The videos that ISO Group sent back were enough to convince Spring Meadow to take a chance.

“Our team said ‘That’s a lot of money to spend… but if this works, then it could completely change how we stick cuttings over the next five to ten years,” Deppe says.

The first machine arrived in August 2016. After about six weeks of fiddling with the settings and trialing the machine, they ordered three more. Deppe expects the payback on these machines to be in the five to 10 year range, depending on how often they run them.

Spring Meadow Nursery

With the ISO machines, every cutting is pushed down to the same depth, which results in uniformity. Thanks to the self-learning vision software, cutting types of many species of plants can be planted in a short time. The user-friendly interface ensures the easy and fast input of new plants. The use of the machine is very flexible, regardless of whether the cuttings should be planted into a tray or pot, and in different planting patterns. The same machine can even process different pot sizes. 

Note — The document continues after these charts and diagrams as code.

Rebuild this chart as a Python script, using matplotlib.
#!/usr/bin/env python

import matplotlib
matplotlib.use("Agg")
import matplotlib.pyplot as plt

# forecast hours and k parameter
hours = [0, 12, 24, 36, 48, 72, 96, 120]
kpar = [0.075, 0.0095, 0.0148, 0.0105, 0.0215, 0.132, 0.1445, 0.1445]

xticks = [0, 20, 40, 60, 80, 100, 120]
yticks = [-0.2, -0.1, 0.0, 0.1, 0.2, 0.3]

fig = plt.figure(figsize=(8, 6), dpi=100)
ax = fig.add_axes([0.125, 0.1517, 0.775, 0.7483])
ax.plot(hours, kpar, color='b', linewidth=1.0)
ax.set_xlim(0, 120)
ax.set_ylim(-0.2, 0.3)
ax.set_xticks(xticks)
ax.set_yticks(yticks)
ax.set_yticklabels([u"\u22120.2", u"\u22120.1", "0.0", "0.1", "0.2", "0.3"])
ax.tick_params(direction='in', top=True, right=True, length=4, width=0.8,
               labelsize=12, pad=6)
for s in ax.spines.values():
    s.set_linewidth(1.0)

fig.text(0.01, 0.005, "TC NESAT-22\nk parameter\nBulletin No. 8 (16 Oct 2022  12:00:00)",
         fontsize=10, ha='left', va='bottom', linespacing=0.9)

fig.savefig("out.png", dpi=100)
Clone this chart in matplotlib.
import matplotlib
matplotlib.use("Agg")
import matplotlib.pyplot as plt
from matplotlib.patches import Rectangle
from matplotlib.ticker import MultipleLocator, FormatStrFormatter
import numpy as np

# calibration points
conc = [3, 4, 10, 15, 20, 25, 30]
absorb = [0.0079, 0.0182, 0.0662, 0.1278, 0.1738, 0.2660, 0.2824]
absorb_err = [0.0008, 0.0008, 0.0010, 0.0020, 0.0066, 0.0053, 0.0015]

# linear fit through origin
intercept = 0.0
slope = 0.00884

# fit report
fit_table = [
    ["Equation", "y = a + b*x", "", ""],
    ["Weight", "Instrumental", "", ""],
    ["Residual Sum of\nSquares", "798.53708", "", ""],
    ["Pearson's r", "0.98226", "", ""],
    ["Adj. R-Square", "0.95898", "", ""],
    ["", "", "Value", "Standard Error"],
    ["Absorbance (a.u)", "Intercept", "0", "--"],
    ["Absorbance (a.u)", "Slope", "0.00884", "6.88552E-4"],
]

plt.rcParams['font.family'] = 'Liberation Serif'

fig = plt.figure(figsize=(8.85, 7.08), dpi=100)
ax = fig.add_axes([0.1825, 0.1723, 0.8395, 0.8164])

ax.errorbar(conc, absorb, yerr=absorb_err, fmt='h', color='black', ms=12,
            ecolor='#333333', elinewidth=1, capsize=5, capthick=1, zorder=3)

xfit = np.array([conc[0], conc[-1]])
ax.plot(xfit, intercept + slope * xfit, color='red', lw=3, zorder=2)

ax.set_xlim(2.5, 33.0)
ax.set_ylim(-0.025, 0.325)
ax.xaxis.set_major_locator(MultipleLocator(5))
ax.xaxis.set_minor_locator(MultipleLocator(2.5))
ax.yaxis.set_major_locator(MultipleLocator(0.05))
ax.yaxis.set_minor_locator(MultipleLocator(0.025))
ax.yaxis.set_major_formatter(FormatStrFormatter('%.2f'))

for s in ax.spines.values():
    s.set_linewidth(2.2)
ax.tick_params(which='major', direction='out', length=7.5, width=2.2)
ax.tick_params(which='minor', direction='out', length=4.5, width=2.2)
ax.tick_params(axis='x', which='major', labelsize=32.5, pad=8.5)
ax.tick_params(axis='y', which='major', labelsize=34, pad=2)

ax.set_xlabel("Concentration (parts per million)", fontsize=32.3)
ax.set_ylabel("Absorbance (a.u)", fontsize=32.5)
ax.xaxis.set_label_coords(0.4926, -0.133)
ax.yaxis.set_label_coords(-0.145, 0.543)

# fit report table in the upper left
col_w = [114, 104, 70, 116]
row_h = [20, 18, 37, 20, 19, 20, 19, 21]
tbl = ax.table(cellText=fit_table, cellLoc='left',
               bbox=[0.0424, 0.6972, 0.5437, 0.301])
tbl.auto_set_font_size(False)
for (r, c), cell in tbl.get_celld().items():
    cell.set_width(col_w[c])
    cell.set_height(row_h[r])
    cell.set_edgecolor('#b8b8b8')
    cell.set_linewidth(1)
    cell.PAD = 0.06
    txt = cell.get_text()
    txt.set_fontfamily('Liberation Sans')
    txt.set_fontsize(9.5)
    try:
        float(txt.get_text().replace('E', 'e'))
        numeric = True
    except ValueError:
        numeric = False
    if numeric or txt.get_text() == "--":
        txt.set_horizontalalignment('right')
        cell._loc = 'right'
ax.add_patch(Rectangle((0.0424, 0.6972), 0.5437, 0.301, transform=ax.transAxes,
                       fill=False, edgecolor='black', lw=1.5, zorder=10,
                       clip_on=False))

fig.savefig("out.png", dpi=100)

One person can operate up to seven machines, loading the conveyors with unsorted cuttings and empty trays. The conveyor shakes the cuttings to make it possible for the machine’s two cameras to spot individual sprigs. The cameras scan for cuttings, and once one is found, relay its location to the robot arm, which zips over to pick it up. Next, the arm swings over to plant it in a waiting tray. The gripper is equipped with a pushing device to make sure the cutting is planted firmly in the medium. And the cycle repeats. The machines can plant in loose soil, paper plugs and peat plugs. At Spring Meadow, each machine can stick 2,000 cuttings in an hour.

The downside of automation is that it requires some tinkering. For these particular machines, there were several variables to consider, including the right type of cutting, size, and depth of placement.

Whether it’s troubleshooting or programming tweaks, Spring Meadow has always been able to get the answers they need when they need them. The ISO Group has been available to help via Skype or traditional telephone calls.

“Even though we’re six hours and an ocean apart, we can communicate almost daily, if needed,” Deppe says.